Exercise materials:

"""

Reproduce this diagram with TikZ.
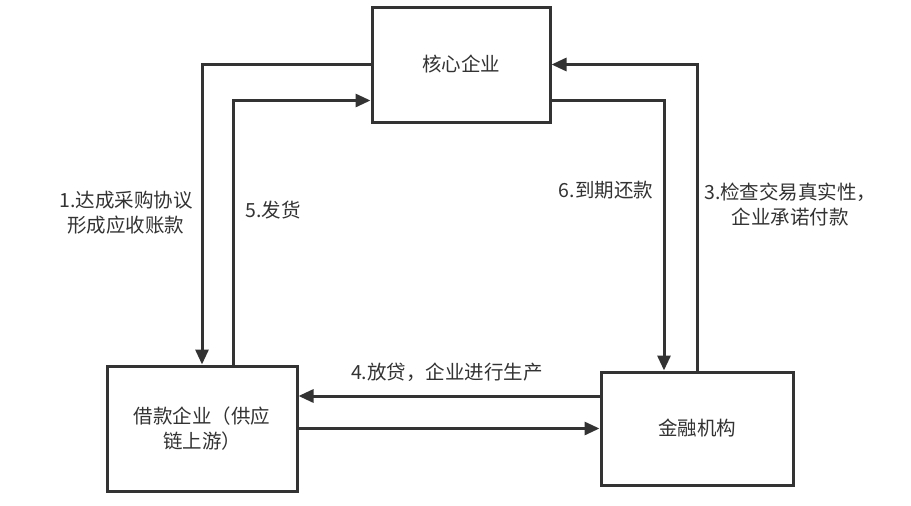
\documentclass[tikz,border=0pt]{standalone}
\usepackage{fontspec}
\setmainfont{Noto Sans CJK SC}
\usetikzlibrary{arrows.meta}
\definecolor{ink}{HTML}{333333}
\begin{document}
\begin{tikzpicture}[x=1pt,y=-1pt,
  box/.style={draw=ink,line width=3pt,fill=white,inner sep=0pt,align=center,text=ink,font=\fontsize{19.5}{25}\selectfont},
  conn/.style={draw=ink,line width=3pt,-{Triangle[length=15pt,width=13pt]}},
  lbl/.style={text=ink,font=\fontsize{19.5}{25}\selectfont,inner sep=0pt,align=center}]
\useasboundingbox (0,0) rectangle (911,506);
\node[box,minimum width=178pt,minimum height=115pt] (core) at (461,64.5) {核心企业};
\node[box,minimum width=190pt,minimum height=125pt] (borrow) at (202,428.5) {借款企业（供应\\链上游）};
\node[box,minimum width=192pt,minimum height=113pt] (fin) at (697,428.5) {金融机构};
% 1
\draw[conn] (core.west) -| (borrow.north);
% 5
\draw[conn] ([xshift=31pt]borrow.north) |- ([yshift=-36pt]core.west);
% 6
\draw[conn] ([yshift=-36pt]core.east) -| ([xshift=-33pt]fin.north);
% 3
\draw[conn] (fin.north) |- (core.east);
% 4
\draw[conn] ([yshift=32.5pt]fin.west) -- ([yshift=32.5pt]borrow.east);
% 2
\draw[conn] (borrow.east) -- (fin.west);
% labels
\node[lbl] (l1) at (126,213) {1.达成采购协议\\形成应收账款};
\node[lbl] (l5) at (273,210) {5.发货};
\node[lbl] (l6) at (606,190) {6.到期还款};
\node[lbl,anchor=west] (l3) at (704,205) {3.检查交易真实性，\\企业承诺付款};
\node[lbl] (l4) at (447,372) {4.放贷，企业进行生产};
\end{tikzpicture}
\end{document}
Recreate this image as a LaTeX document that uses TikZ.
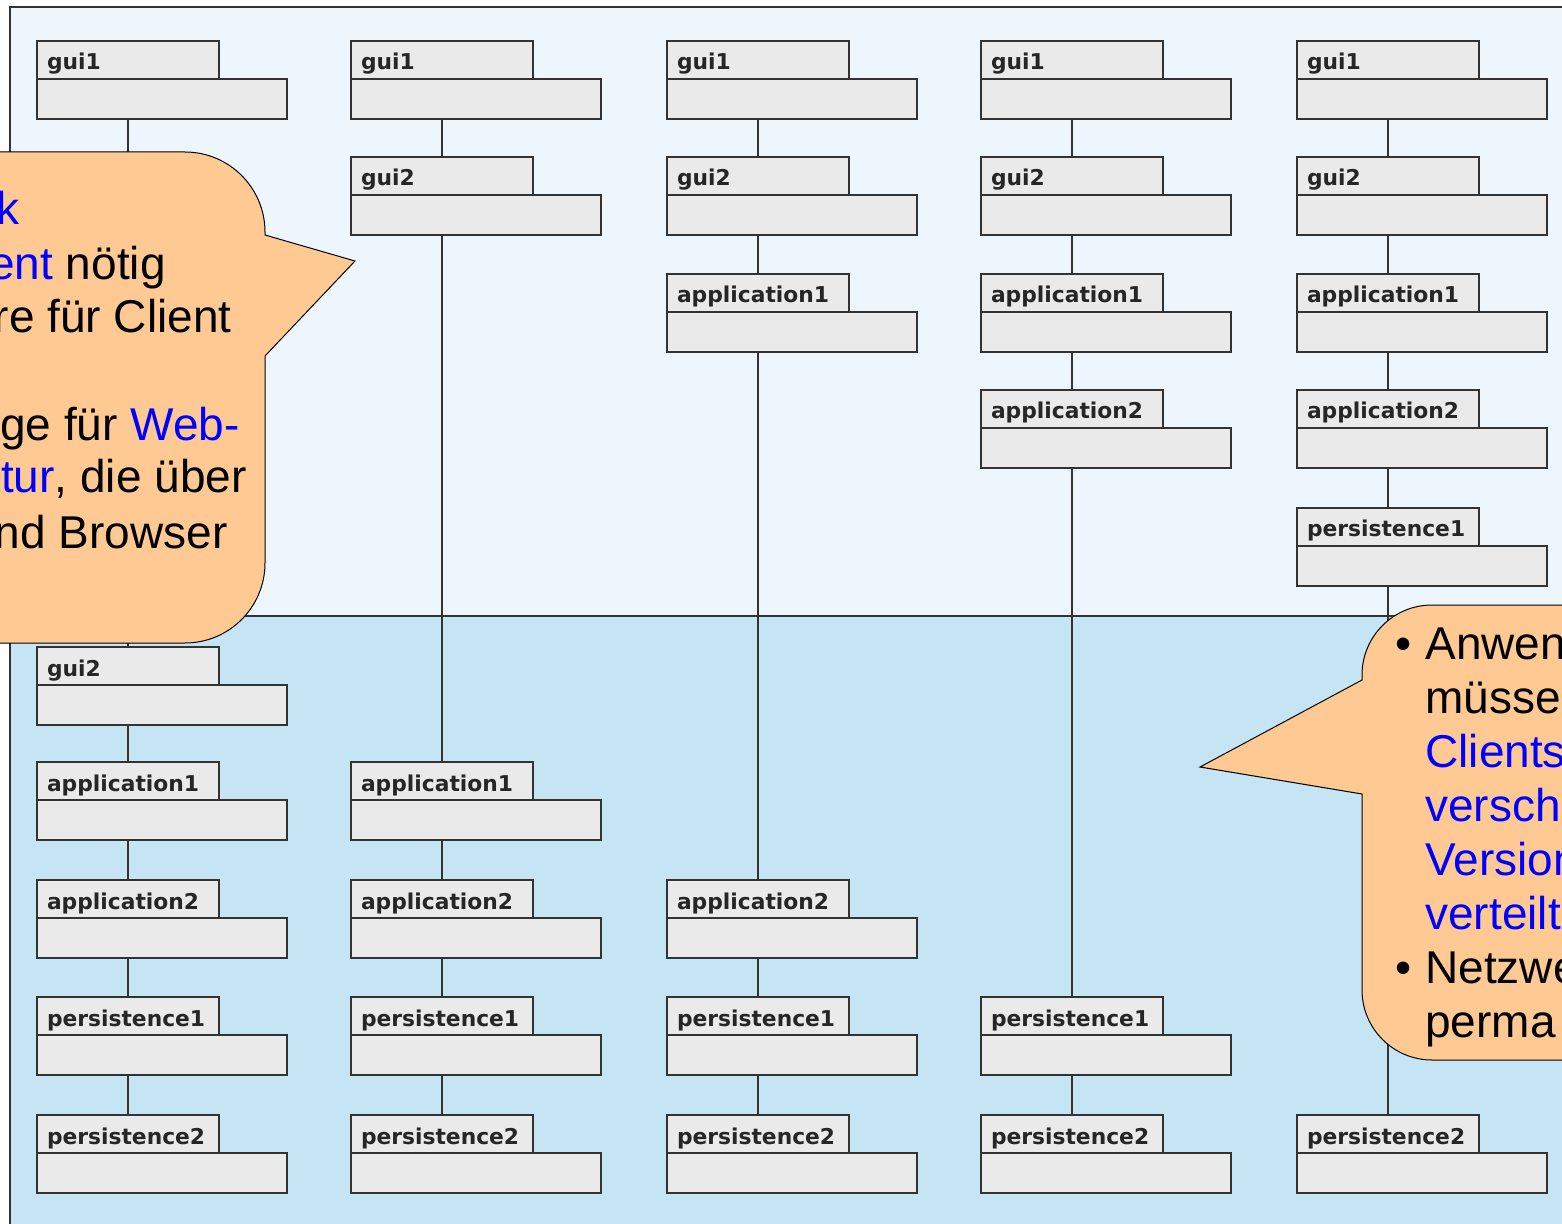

"""

What to work on: Retype the whole listing, keeping every line identical and omitting all pictures.

Correct answer:
Reproduce this diagram with TikZ.
\documentclass[tikz,border=0pt]{standalone}
\usepackage{fontspec}
\setmainfont{Noto Sans CJK SC}
\usetikzlibrary{arrows.meta}
\definecolor{ink}{HTML}{333333}
\begin{document}
\begin{tikzpicture}[x=1pt,y=-1pt,
  box/.style={draw=ink,line width=3pt,fill=white,inner sep=0pt,align=center,text=ink,font=\fontsize{19.5}{25}\selectfont},
  conn/.style={draw=ink,line width=3pt,-{Triangle[length=15pt,width=13pt]}},
  lbl/.style={text=ink,font=\fontsize{19.5}{25}\selectfont,inner sep=0pt,align=center}]
\useasboundingbox (0,0) rectangle (911,506);
\node[box,minimum width=178pt,minimum height=115pt] (core) at (461,64.5) {核心企业};
\node[box,minimum width=190pt,minimum height=125pt] (borrow) at (202,428.5) {借款企业（供应\\链上游）};
\node[box,minimum width=192pt,minimum height=113pt] (fin) at (697,428.5) {金融机构};
% 1
\draw[conn] (core.west) -| (borrow.north);
% 5
\draw[conn] ([xshift=31pt]borrow.north) |- ([yshift=-36pt]core.west);
% 6
\draw[conn] ([yshift=-36pt]core.east) -| ([xshift=-33pt]fin.north);
% 3
\draw[conn] (fin.north) |- (core.east);
% 4
\draw[conn] ([yshift=32.5pt]fin.west) -- ([yshift=32.5pt]borrow.east);
% 2
\draw[conn] (borrow.east) -- (fin.west);
% labels
\node[lbl] (l1) at (126,213) {1.达成采购协议\\形成应收账款};
\node[lbl] (l5) at (273,210) {5.发货};
\node[lbl] (l6) at (606,190) {6.到期还款};
\node[lbl,anchor=west] (l3) at (704,205) {3.检查交易真实性，\\企业承诺付款};
\node[lbl] (l4) at (447,372) {4.放贷，企业进行生产};
\end{tikzpicture}
\end{document}
Recreate this image as a LaTeX document that uses TikZ.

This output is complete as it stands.